Showing July 5 – August 31, 2017
Recption: Saturday July 15, 5 – 7 pm
Artist Talk: Saturday August 12, 5 – 7pm

Bryan Kring shared, as Danielle introduced, “His enchanting images and dark humored writing… often enhanced with interactive mechanisms that pull you into another world held in the palm of your hand” in our Summer 2015 issue.

We’re delighted to have Shared Illusion showing in our retrospective, now up for viewing at Abrams Claghorn through August 31st.

Bio:

I originally wanted to be a writer but moved on to painting when I found that I didn’t have any stories to tell. I went to art school and filled my home with large canvases. When there was no room left I switched to printmaking and working with small bits of paper.
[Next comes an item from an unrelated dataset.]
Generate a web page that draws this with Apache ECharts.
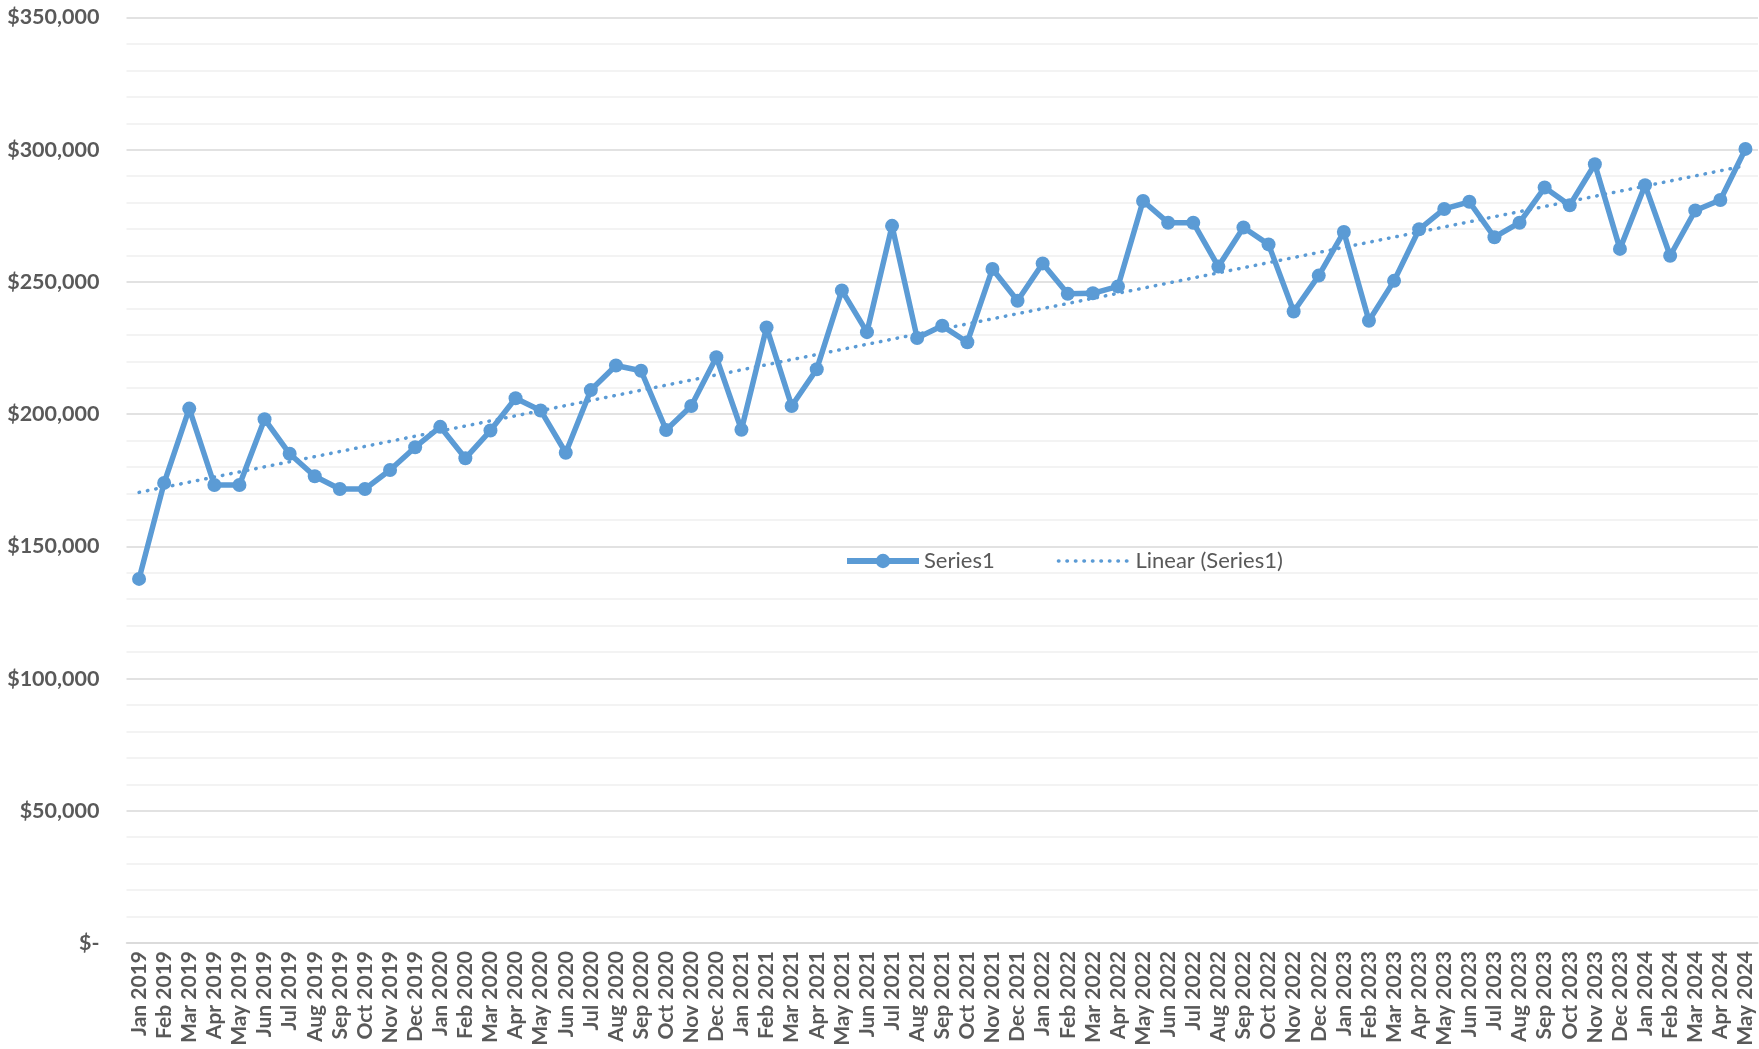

Now, after finding a few stories, I am working in book arts and am able to do a little of everything and am enjoying connecting the circle back to the writing.

I am also a graphic designer and run the creative firm Kring Design Studio.

Abrams Claghorn Gallery
1251 Solano Ave, Albany, California 94706

Showing July 5 – August 31, 2017
Recption: Saturday July 15, 5 – 7 pm
Artist Talk: Saturday August 12, 5 – 7pm

Amber’s interview with Jennifer Pettus was published in our Winter 2015 issue, where you can see more the intricate details of Pettus’s embroidery mixed into a complex work of art made of various materials. Whatnot is up as part of Gathering: A Venison Magazine Retrospective, through August 31.

Artist Statement:

The complication of life inspires me to use complicated combinations of materials and methods in my work. I create three dimensional shadowboxes, free form assemblages, and installations that defy categorization with calculated hodgepodge. I spend a lot of time “making the stuff to make the stuff,” re-purposing second-hand and throw-away materials with techniques like knitting, knotting, stitching, wrapping, staining, poking, gluing, and smashing. I use excessive texturing in conjunction with vibrant colors and curious objects to create a visual pull, asking the viewer to come closer than they might otherwise to a work of art. My hope is to use this material mishmash to keep the viewer engaged with clues to a certain complexity behind the familiar

Gathering: Artist Bonnie MacAllister

Abrams Claghorn Gallery
1251 Solano Ave, Albany, California 94706

Showing July 5 – August 31, 2017
Recption: Saturday July 15, 5 – 7 pm
Artist Talk: Saturday August 12, 5 – 7pm

Showcasing throughout the eastern United States this year, artist Bonnie MacAllister joins us in the west for Gathering: A Venison Magazine Retrospective with Hurts Like Broken Glass. We interviewed the multimedia artist in our Summer 2015 issue, where we explored her works in 2D, 3D, fiber and film. We’re thrilled to see her work up close, on view until August 31st!

Bio:

A former student of notated scholars Jacques Derrida, Hélène Cixous, and filmmaker Agnès Varda, MacAllister is an award winning multimedia performance artist.  Her work has been showcased at Riverside Library (Lincoln Center), Boricua College (Manhattan), the Delaware Art Museum, et al Projects (NY), Glenview Mansion (MD), Commerce Square, and the swag bags at the 55th 
Annual Grammy Awards. She has showcased her films and music through Classwar Karaoke (UK), the Leap Second Festival  (Norway), University of Sussex (UK), Kongo Kanvas (PA), and at the Kyoto Hotel (Los Angeles).  MacAllister has performed at Sandy Spring Museum (MD), New York Foundation for the Arts (NYFA), Raandesk Gallery (NY), Highwire Gallery (PA), the Rotunda (University of Pennsylvania), Cat Cat Club (Paris), Pterodactyl Gallery (PA), and Le Grand Fromage (NJ).  She has received grants from the City of Philadelphia Department of Commerce, a Fulbright-Hays award (Ethiopia), Teach for America Fellowship (2008), and a fellowship award to Lyon (2010).

Abrams Claghorn Gallery
1251 Solano Ave, Albany, California 9470

Showing July 5 – August 31, 2017
Recption: Saturday July 15, 5 – 7 pm
Artist Talk: Saturday August 12, 5 – 7pm

Ankica Mitrovska was featured in our Spring 2015 where we specifically discussed the relationship between the aggressor and victim, the duality between powerful and vulnerable, and so much more. She’s exhibited all over the United States and internationally, including Macedonia, where she grew up. We’re thrilled Ankica has joined us for Venison’s Retrospective with ​Untitled (D.T.).

Artist Statement:

My work operates on the dualities of aggressor and victim, powerful and vulnerable, the same way along which politically driven ideologies are implemented in western contemporary society. Thus, different means of control such as surveillance over people, controlled media, and propagation of fear create social anxieties of isolation, oppression, and division. The metaphorical nature of the work is intended to be a starting point of questioning the social and political structures we live in.

My work alternates between drawing, installation and video performance.My central interests are concerned with gender (in)equality, social (in)stability, social pressure, power relationships and the individual’s or collective psychological transformations over resisting and embracing social change.